Edgar went out and locked the door, and I did a couple more turns around the room. I felt increasingly trapped and desperate. It was silly because I was doing exactly what I’d have done by choice. It was the knowledge that I didn’t have a choice. That I couldn’t leave—and that my peers believed I had killed another person.
It was incredibly depressing.
There was a rattling sound outside the door and another thump.
“It’s open,” I called, to be funny.
The key turned over, and once again the door swung open. This time to reveal Rita, holding a rolled blanket beneath her arm, stooping down to pick up a lunch tray.
I said, “I’d offer to get that for you, but I don’t want you to mistake my enthusiasm for lunch for a jailbreak.”
She gave a dry cackle, which I was grateful for. “That old lady friend of yours gave me a list of things you need.” She lugged the tray over to the desk and deposited it there.
It was a very nice tray. She had loaded it up with sandwiches and cookies and chips and pieces of fruit. There was an ice bucket and a yellow legal pad and a couple of pens.
“Somebody’s going to bring you down an old coffee maker if we can find one,” she informed me.
“Thanks,” I said, and I really was touched. “What’s going on up at the lodge?”

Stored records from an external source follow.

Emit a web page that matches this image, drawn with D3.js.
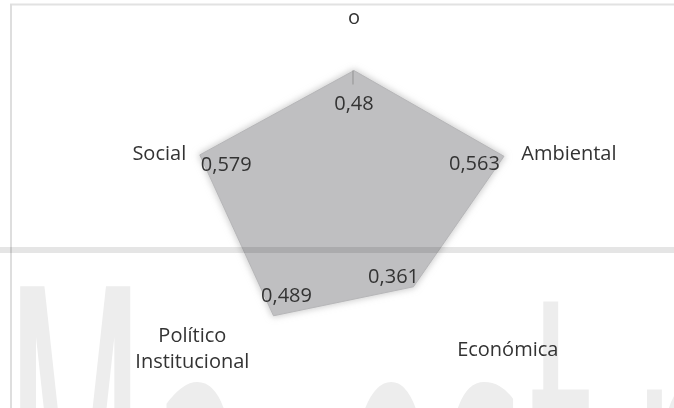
<!DOCTYPE html>
<html>
<head>
<meta charset="utf-8">
<script src="https://cdn.jsdelivr.net/npm/d3@7"></script>
<style>
  html, body { margin: 0; padding: 0; background: #ffffff; }
  svg { display: block; }
</style>
</head>
<body>
<svg id="chart" width="674" height="408"></svg>
<script>
// ---- data ----
const categories = ["o", "Ambiental", "Económica", "Político Institucional", "Social"];
const values = [0.48, 0.563, 0.361, 0.489, 0.579];
const valueLabels = ["0,48", "0,563", "0,361", "0,489", "0,579"];
const radialDomain = [0, 0.6];
const watermarkText = "Maestr";

// ---- layout / style ----
const W = 674, H = 408;
const cx = 354, cy = 205;
const svg = d3.select("#chart");
const font = "'Open Sans', 'Noto Sans', sans-serif";
const textColor = "#333333";

const r = d3.scaleLinear().domain(radialDomain).range([0, 168]);
const angle = d3.scaleLinear().domain([0, categories.length]).range([0, 2 * Math.PI]);
const point = (i, rad) => [cx + rad * Math.sin(angle(i)), cy - rad * Math.cos(angle(i))];

// watermark (behind everything), single text element with per-glyph x positions
const wmX = [4, 150, 338, 440, 528, 632];
const wmSx = 0.5, wmSy = 1.72, wmBase = 700;
svg.append("text")
  .attr("transform", `scale(${wmSx},${wmSy})`)
  .attr("x", wmX.map(v => (v / wmSx).toFixed(1)).join(" "))
  .attr("y", wmBase / wmSy)
  .attr("font-family", "'DejaVu Sans', sans-serif")
  .attr("font-size", 330)
  .attr("fill", "#ededed")
  .text(watermarkText);

// frame lines
svg.append("line").attr("x1", 10).attr("x2", W).attr("y1", 4.5).attr("y2", 4.5)
  .attr("stroke", "#e2e2e2").attr("stroke-width", 2);
svg.append("line").attr("x1", 11).attr("x2", 11).attr("y1", 4).attr("y2", H)
  .attr("stroke", "#dedede").attr("stroke-width", 2);

// glow filter
const defs = svg.append("defs");
const f = defs.append("filter").attr("id", "glow").attr("x", "-20%").attr("y", "-20%")
  .attr("width", "140%").attr("height", "140%");
f.append("feMorphology").attr("in", "SourceAlpha").attr("operator", "dilate").attr("radius", 1).attr("result", "d");
f.append("feGaussianBlur").attr("in", "d").attr("stdDeviation", 3).attr("result", "b");
f.append("feFlood").attr("flood-color", "#b0b0b0").attr("flood-opacity", 0.6);
f.append("feComposite").attr("in2", "b").attr("operator", "in").attr("result", "s");
const m = f.append("feMerge");
m.append("feMergeNode").attr("in", "s");
m.append("feMergeNode").attr("in", "SourceGraphic");

// polygon
const line = d3.line().curve(d3.curveLinearClosed);
svg.append("path")
  .attr("d", line(values.map((v, i) => point(i, r(v)))))
  .attr("fill", "#bfbfc1")
  .attr("stroke", "#b6b6b8")
  .attr("stroke-width", 1)
  .attr("filter", "url(#glow)");

// short axis tick at top vertex
const top0 = point(0, r(values[0]));
svg.append("line").attr("x1", top0[0] - 1).attr("x2", top0[0] - 1)
  .attr("y1", top0[1]).attr("y2", top0[1] + 14)
  .attr("stroke", "#9a9a9a").attr("stroke-width", 1.2);

// horizontal band
svg.append("rect").attr("x", 0).attr("y", 247).attr("width", W).attr("height", 6)
  .attr("fill", "#e5e5e5").style("mix-blend-mode", "multiply");

// data labels
const dlOff = [
  { dx: 0, dy: 39.5, anchor: "middle" },
  { dx: -4, dy: 14, anchor: "end" },
  { dx: 5.6, dy: -4, anchor: "end" },
  { dx: -12.5, dy: -14, anchor: "start" },
  { dx: 1, dy: 16, anchor: "start" }
];
svg.append("g").selectAll("text").data(values).join("text")
  .attr("x", (v, i) => point(i, r(v))[0] + dlOff[i].dx)
  .attr("y", (v, i) => point(i, r(v))[1] + dlOff[i].dy)
  .attr("text-anchor", (v, i) => dlOff[i].anchor)
  .attr("font-family", font).attr("font-size", 20).attr("fill", textColor)
  .text((v, i) => valueLabels[i]);

// category labels
const labelR = 178;
const clOff = [
  { dx: 0, dy: -3 },
  { dx: -2, dy: 10 },
  { dx: -1.5, dy: 7 },
  { dx: 0, dy: -7 },
  { dx: 1.5, dy: 10 }
];
const catG = svg.append("g");
categories.forEach((c, i) => {
  const [px, py] = point(i, labelR);
  const s = Math.sin(angle(i));
  const anchor = Math.abs(s) < 0.1 ? "middle" : (s > 0 ? "start" : "end");
  const words = c.split(" ");
  if (words.length > 1) {
    const t = catG.append("text").attr("font-family", font).attr("font-size", 20)
      .attr("fill", textColor).attr("text-anchor", "middle");
    const spans = words.map((w, k) => t.append("tspan").attr("y", py + clOff[i].dy + k * 26).text(w));
    const maxW = d3.max(spans, sp => sp.node().getComputedTextLength());
    const xc = anchor === "end" ? px + clOff[i].dx - maxW / 2 :
               anchor === "start" ? px + clOff[i].dx + maxW / 2 : px + clOff[i].dx;
    spans.forEach(sp => sp.attr("x", xc));
  } else {
    catG.append("text").attr("x", px + clOff[i].dx).attr("y", py + clOff[i].dy)
      .attr("text-anchor", anchor)
      .attr("font-family", font).attr("font-size", 20).attr("fill", textColor)
      .text(c);
  }
});
</script>
</body>
</html>
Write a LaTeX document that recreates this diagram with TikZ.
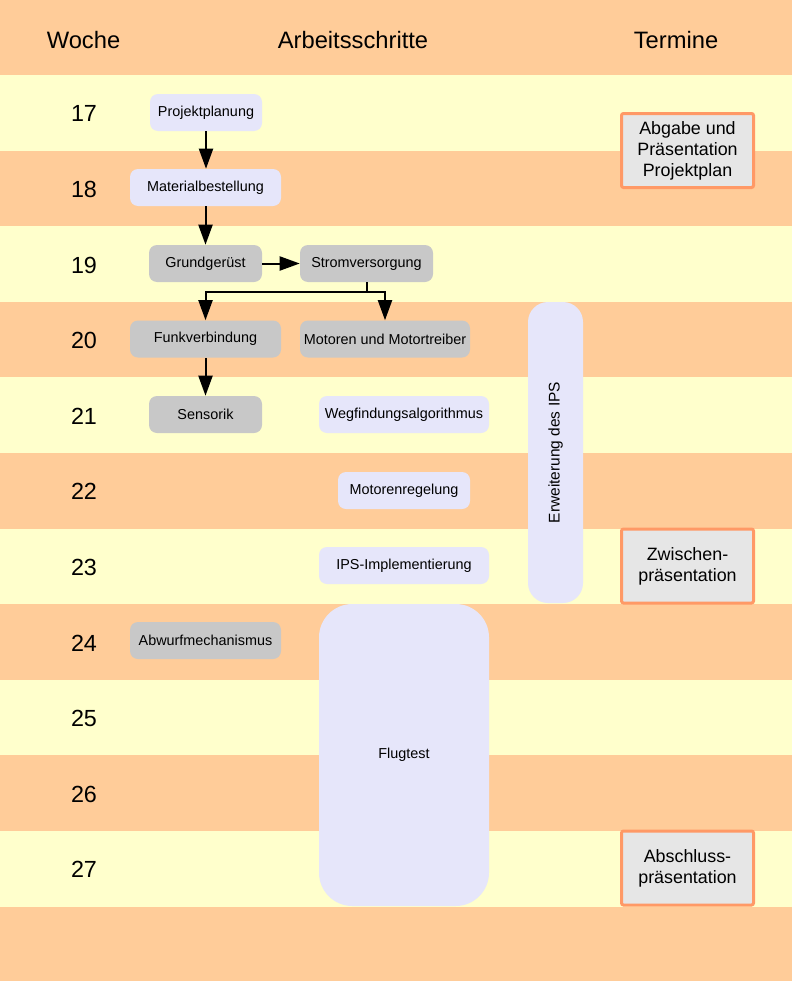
\documentclass[tikz,border=0pt]{standalone}
\usepackage{fontspec}
\setmainfont{Liberation Sans}
\usetikzlibrary{arrows.meta, positioning}
\definecolor{bandorange}{RGB}{255,204,153}
\definecolor{bandyellow}{RGB}{255,255,204}
\definecolor{tasklavender}{RGB}{230,230,250}
\definecolor{taskgray}{RGB}{200,200,200}
\definecolor{termgray}{RGB}{230,230,230}
\definecolor{termborder}{RGB}{255,153,102}

\begin{document}
\begin{tikzpicture}[
    x=0.75pt, y=-0.75pt,
    head/.style={font=\fontsize{17.8}{20}\selectfont},
    week/.style={font=\fontsize{17.5}{20}\selectfont},
    boxw/.style={minimum width=#1*0.75pt},
    box/.style={rounded corners=6pt, minimum height=27.75pt, inner sep=2pt,
                font=\fontsize{10.8}{13}\selectfont},
    openbox/.style={box, fill=tasklavender},
    donebox/.style={box, fill=taskgray},
    termbox/.style={draw=termborder, line width=2.25pt, fill=termgray,
                    rounded corners=1.5pt, minimum width=99pt,
                    minimum height=55.5pt, align=center,
                    font=\fontsize{13.4}{15.75}\selectfont},
    arrow/.style={-{Triangle[length=15pt, width=10.5pt]}, line width=1.5pt},
]

% ── Background bands ───────────────────────────────────────────────────
\fill[bandorange] (0,0) rectangle (792,981);
\useasboundingbox (0,0) rectangle (792,981);
\foreach \i in {0,2,...,10}
    \fill[bandyellow] (0,{75+75.6*\i}) rectangle (792,{75+75.6*(\i+1)});

% ── Header ─────────────────────────────────────────────────────────────
\node[head] (hwoche)   at (83.5,40)  {Woche};
\node[head] (harbeit)  at (353,40) {Arbeitsschritte};
\node[head] (htermine) at (676,40) {Termine};

% ── Week numbers ───────────────────────────────────────────────────────
\foreach \w [count=\i from 0] in {17,...,27}
    \node[week] (w\w) at (84,{75+75.6*\i+38.8}) {\w};

% ── Work steps ─────────────────────────────────────────────────────────
\node[openbox, boxw=112] (plan)    at (206,112.5) {Projektplanung};
\node[openbox, boxw=151] (mat)     at (205.5,187.5) {Materialbestellung};
\node[donebox, boxw=113] (gerust)  at (205.5,263.5) {Grundgerüst};
\node[donebox, boxw=133] (strom)   at (366.5,263.5) {Stromversorgung};
\node[donebox, boxw=151] (funk)    at (205.5,339) {Funkverbindung};
\node[donebox, boxw=170] (motor)   at (385,339) {Motoren und Motortreiber};
\node[donebox, boxw=113] (sensor)  at (205.5,414.5) {Sensorik};
\node[openbox, boxw=170] (weg)     at (404,414.5) {Wegfindungsalgorithmus};
\node[openbox, boxw=132] (regel)   at (404,490.5) {Motorenregelung};
\node[openbox, boxw=170] (ips)     at (404,565.5) {IPS-Implementierung};
\node[donebox, boxw=151] (abwurf)  at (205.5,640.5) {Abwurfmechanismus};

% long tasks
\node[openbox, rotate=90, minimum width=225.75pt, minimum height=41.25pt,
      rounded corners=15pt, font=\fontsize{11.6}{14}\selectfont]
      (erweit) at (555.5,452.5) {Erweiterung des IPS};
\node[openbox, minimum width=127.5pt, minimum height=226.5pt,
      rounded corners=25pt] (flug) at (404,755) {Flugtest};

% ── Dates ──────────────────────────────────────────────────────────────
\node[termbox] (abgabe)   at (687.5,150.5) {Abgabe und\\Präsentation\\ Projektplan};
\node[termbox] (zwischen) at (687.5,566)   {Zwischen-\\präsentation};
\node[termbox] (abschluss) at (687.5,868)  {Abschluss-\\präsentation};

% ── Arrows ─────────────────────────────────────────────────────────────
\draw[arrow] (plan.south)   -- (plan.south |- mat.north);
\draw[arrow] (mat.south)    -- (mat.south |- gerust.north);
\draw[arrow] (gerust.east)  -- (strom.west);
\draw[arrow] (strom.south)  -- ++(0,10) -| (funk.north);
\draw[arrow] (strom.south)  -- ++(0,10) -| (motor.north);
\draw[arrow] (funk.south)   -- (sensor.north);

\end{tikzpicture}
\end{document}
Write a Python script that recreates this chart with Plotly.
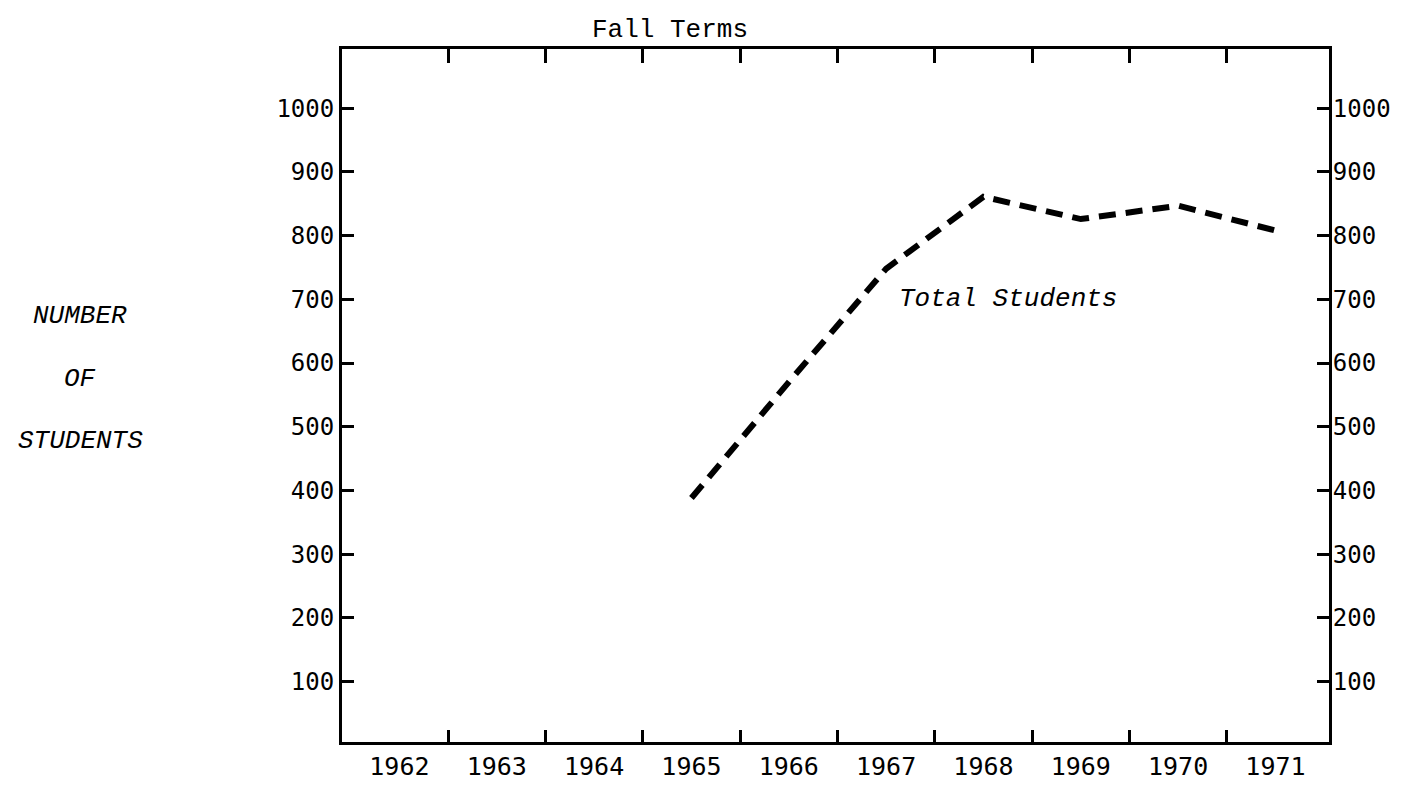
import plotly.graph_objects as go

# ---- data ----
years = [1965, 1966, 1967, 1968, 1969, 1970, 1971]
total_students = [388, 570, 748, 861, 826, 847, 808]
year_ticks = list(range(1962, 1972))
year_labels = [str(y) for y in year_ticks]
boundary_ticks = [y + 0.5 for y in range(1962, 1971)]
count_ticks = list(range(100, 1001, 100))
count_labels = [str(v) for v in count_ticks]

X_RANGE = [1961.41, 1971.55]
Y_RANGE = [5, 1093]

MONO = "DejaVu Sans Mono"
TYPE = "Liberation Mono"

fig = go.Figure()
fig.add_trace(go.Scatter(
    x=years, y=total_students, mode="lines",
    line=dict(color="black", width=6, dash="17px,10px"),
    showlegend=False, hoverinfo="skip"))
# carrier for secondary (top / right) axes
fig.add_trace(go.Scatter(x=[None], y=[None], xaxis="x2", yaxis="y2",
                         showlegend=False, hoverinfo="skip"))

axis_common = dict(showline=True, linecolor="black", linewidth=3,
                   showgrid=False, zeroline=False)

fig.update_layout(
    width=1402, height=785,
    margin=dict(l=334, r=81, t=41, b=32),
    paper_bgcolor="white", plot_bgcolor="white",
    title=dict(text="Fall Terms", x=662/1402, xanchor="center", xref="container",
               y=1 - 20/785, yanchor="middle", yref="container",
               font=dict(family=TYPE, size=26, color="black")),
    xaxis=dict(range=X_RANGE, tickmode="array", tickvals=year_ticks, ticktext=year_labels,
               ticks="", tickfont=dict(family=MONO, size=25, color="black"),
               minor=dict(tickmode="array", tickvals=boundary_ticks, ticks="inside",
                          ticklen=12, tickwidth=3, tickcolor="black", showgrid=False),
               **axis_common),
    xaxis2=dict(range=X_RANGE, overlaying="x", side="top", anchor="y",
                tickmode="array", tickvals=boundary_ticks, ticks="inside",
                ticklen=14, tickwidth=3, tickcolor="black", showticklabels=False,
                **axis_common),
    yaxis=dict(range=Y_RANGE, tickmode="array", tickvals=count_ticks, ticktext=count_labels,
               ticks="inside", ticklen=12, tickwidth=3, tickcolor="black",
               tickfont=dict(family=MONO, size=24, color="black"),
               **axis_common),
    yaxis2=dict(range=Y_RANGE, overlaying="y", side="right", anchor="x",
                tickmode="array", tickvals=count_ticks, ticktext=count_labels,
                ticks="inside", ticklen=12, tickwidth=3, tickcolor="black",
                ticklabelstandoff=-4,
                tickfont=dict(family=MONO, size=24, color="black"),
                **axis_common),
)

italic = dict(family=TYPE, size=26, color="black", style="italic")
fig.add_annotation(text="Total Students", x=1968.25, y=701, xref="x", yref="y",
                   showarrow=False, font=italic)
for txt, yp in [("NUMBER", 0.615), ("OF", 0.524), ("STUDENTS", 0.435)]:
    fig.add_annotation(text=txt, x=-0.265, y=yp, xref="paper", yref="paper",
                       xanchor="center", yanchor="middle",
                       showarrow=False, font=italic)

fig.write_html("out.html")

“What do you think?” she asked dryly. “They’re talking. That’s all those folks do.”
“Has J.X. questioned everyone?”
She snorted. I couldn’t tell if that meant he hadn’t bothered now that I was incarcerated or that it had proved a total waste of time.
I sat down at the desk and unwrapped a corned beef on rye bread sandwich. All at once I was starving. Nerves. What I actually needed was sleep, and I was too wound up to close my eyes.
Rita tossed the extra blanket on the foot of the bed.
“I can’t say either of that pair was any loss,” she said. “Whoever did away with ’em did a community service in my opinion.”
“Krass was pretty rude last night,” I agreed around half a sandwich.